» **Records with drawing code**
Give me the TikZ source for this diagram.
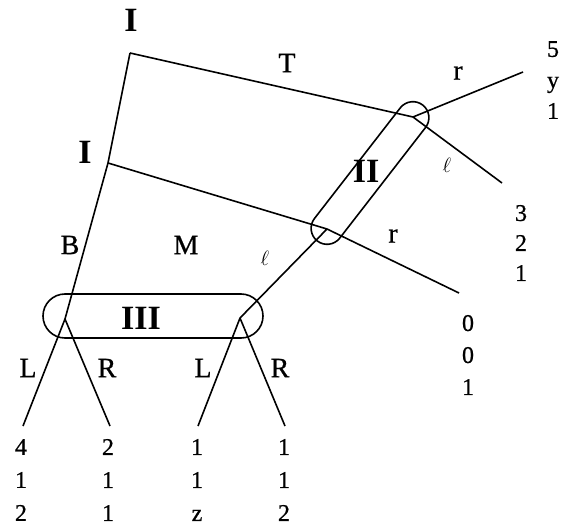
\documentclass[tikz,border=0pt]{standalone}
\usepackage{fontspec}
\setmainfont{Liberation Serif}
\newfontfamily\scanfont{Liberation Serif}[FakeBold=0.7]
\usetikzlibrary{shapes.misc}

\begin{document}
\begin{tikzpicture}[x=1pt, y=-1pt, line width=1.6pt,
  lbl/.style={inner sep=0pt, font=\fontsize{28}{30}\selectfont\scanfont},
  ell/.style={inner sep=0pt, font=\fontsize{21}{24}\selectfont},
  pl/.style={inner sep=0pt, font=\fontsize{34}{36}\selectfont\bfseries},
  pay/.style={inner sep=0pt, align=center, font=\fontsize{24}{#1}\selectfont\scanfont},
  pay/.default=32,
  info/.style={draw, rounded rectangle, inner sep=0pt, line width=1.6pt}]
  \useasboundingbox (0,0) rectangle (564,529);
  % decision points
  \coordinate (rootI) at (130,53);
  \coordinate (lowI) at (108,163);
  \coordinate (upII) at (413,117);
  \coordinate (loII) at (327,229);
  \coordinate (leftIII) at (65,319);
  \coordinate (rightIII) at (240,318);
  % ends of the branches
  \coordinate (endTr) at (523,72);
  \coordinate (endTl) at (502,183);
  \coordinate (endMr) at (459,293);
  \coordinate (endLL) at (23,426);
  \coordinate (endLR) at (110,426);
  \coordinate (endRL) at (198,426);
  \coordinate (endRR) at (285,426);
  % information sets
  \node[info, minimum width=172pt, minimum height=32pt, rotate=52.2] (setII) at (370,173) {};
  \node[info, minimum width=220pt, minimum height=44pt] (setIII) at (153,316) {};
  % branches
  \draw (rootI) -- (upII) (upII) -- (endTr) (upII) -- (endTl);
  \draw (rootI) -- (lowI) -- (leftIII);
  \draw (lowI) -- (loII) (loII) -- (endMr) (loII) -- (rightIII);
  \draw (leftIII) -- (endLL) (leftIII) -- (endLR);
  \draw (rightIII) -- (endRL) (rightIII) -- (endRR);
  % players
  \node[pl] (plI) at (131,20) {I};
  \node[pl] (plIb) at (85,152) {I};
  \node[pl] (plII) at (366,171) {II};
  \node[pl] (plIII) at (141,318) {III};
  % actions
  \node[lbl] (actT) at (287,63) {T};
  \node[lbl] (actB) at (70,245) {B};
  \node[lbl] (actM) at (186,245) {M};
  \node[lbl] (actr) at (458,73) {r};
  \node[ell] (actl) at (447,165) {$\ell$};
  \node[lbl] (actrb) at (393,236) {r};
  \node[ell] (actlb) at (265,258) {$\ell$};
  \node[lbl] (actL) at (28,368) {L};
  \node[lbl] (actR) at (107,368) {R};
  \node[lbl] (actLb) at (203,368) {L};
  \node[lbl] (actRb) at (280,368) {R};
  % payoffs
  \node[pay=31] (payTr) at (553,80) {5\\y\\1};
  \node[pay=30] (payTl) at (521,243) {3\\2\\1};
  \node[pay] (payMr) at (468,355) {0\\0\\1};
  \node[pay=33] (payLL) at (21,480) {4\\1\\2};
  \node[pay=33] (payLR) at (108,480) {2\\1\\1};
  \node[pay=33] (payRL) at (197,480) {1\\1\\z};
  \node[pay=33] (payRR) at (284,480) {1\\1\\2};
\end{tikzpicture}
\end{document}
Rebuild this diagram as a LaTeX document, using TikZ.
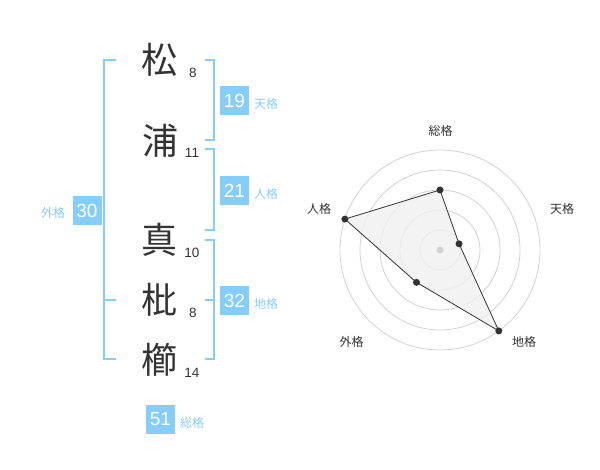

» **Your task**
Reproduce the entries exactly. Do not carry over any picture.

» **Exercise result**
Give me the TikZ source for this diagram.
\documentclass[tikz,border=0pt]{standalone}
\usepackage{fontspec}
\setmainfont{Liberation Serif}
\newfontfamily\scanfont{Liberation Serif}[FakeBold=0.7]
\usetikzlibrary{shapes.misc}

\begin{document}
\begin{tikzpicture}[x=1pt, y=-1pt, line width=1.6pt,
  lbl/.style={inner sep=0pt, font=\fontsize{28}{30}\selectfont\scanfont},
  ell/.style={inner sep=0pt, font=\fontsize{21}{24}\selectfont},
  pl/.style={inner sep=0pt, font=\fontsize{34}{36}\selectfont\bfseries},
  pay/.style={inner sep=0pt, align=center, font=\fontsize{24}{#1}\selectfont\scanfont},
  pay/.default=32,
  info/.style={draw, rounded rectangle, inner sep=0pt, line width=1.6pt}]
  \useasboundingbox (0,0) rectangle (564,529);
  % decision points
  \coordinate (rootI) at (130,53);
  \coordinate (lowI) at (108,163);
  \coordinate (upII) at (413,117);
  \coordinate (loII) at (327,229);
  \coordinate (leftIII) at (65,319);
  \coordinate (rightIII) at (240,318);
  % ends of the branches
  \coordinate (endTr) at (523,72);
  \coordinate (endTl) at (502,183);
  \coordinate (endMr) at (459,293);
  \coordinate (endLL) at (23,426);
  \coordinate (endLR) at (110,426);
  \coordinate (endRL) at (198,426);
  \coordinate (endRR) at (285,426);
  % information sets
  \node[info, minimum width=172pt, minimum height=32pt, rotate=52.2] (setII) at (370,173) {};
  \node[info, minimum width=220pt, minimum height=44pt] (setIII) at (153,316) {};
  % branches
  \draw (rootI) -- (upII) (upII) -- (endTr) (upII) -- (endTl);
  \draw (rootI) -- (lowI) -- (leftIII);
  \draw (lowI) -- (loII) (loII) -- (endMr) (loII) -- (rightIII);
  \draw (leftIII) -- (endLL) (leftIII) -- (endLR);
  \draw (rightIII) -- (endRL) (rightIII) -- (endRR);
  % players
  \node[pl] (plI) at (131,20) {I};
  \node[pl] (plIb) at (85,152) {I};
  \node[pl] (plII) at (366,171) {II};
  \node[pl] (plIII) at (141,318) {III};
  % actions
  \node[lbl] (actT) at (287,63) {T};
  \node[lbl] (actB) at (70,245) {B};
  \node[lbl] (actM) at (186,245) {M};
  \node[lbl] (actr) at (458,73) {r};
  \node[ell] (actl) at (447,165) {$\ell$};
  \node[lbl] (actrb) at (393,236) {r};
  \node[ell] (actlb) at (265,258) {$\ell$};
  \node[lbl] (actL) at (28,368) {L};
  \node[lbl] (actR) at (107,368) {R};
  \node[lbl] (actLb) at (203,368) {L};
  \node[lbl] (actRb) at (280,368) {R};
  % payoffs
  \node[pay=31] (payTr) at (553,80) {5\\y\\1};
  \node[pay=30] (payTl) at (521,243) {3\\2\\1};
  \node[pay] (payMr) at (468,355) {0\\0\\1};
  \node[pay=33] (payLL) at (21,480) {4\\1\\2};
  \node[pay=33] (payLR) at (108,480) {2\\1\\1};
  \node[pay=33] (payRL) at (197,480) {1\\1\\z};
  \node[pay=33] (payRR) at (284,480) {1\\1\\2};
\end{tikzpicture}
\end{document}
Rebuild this diagram as a LaTeX document, using TikZ.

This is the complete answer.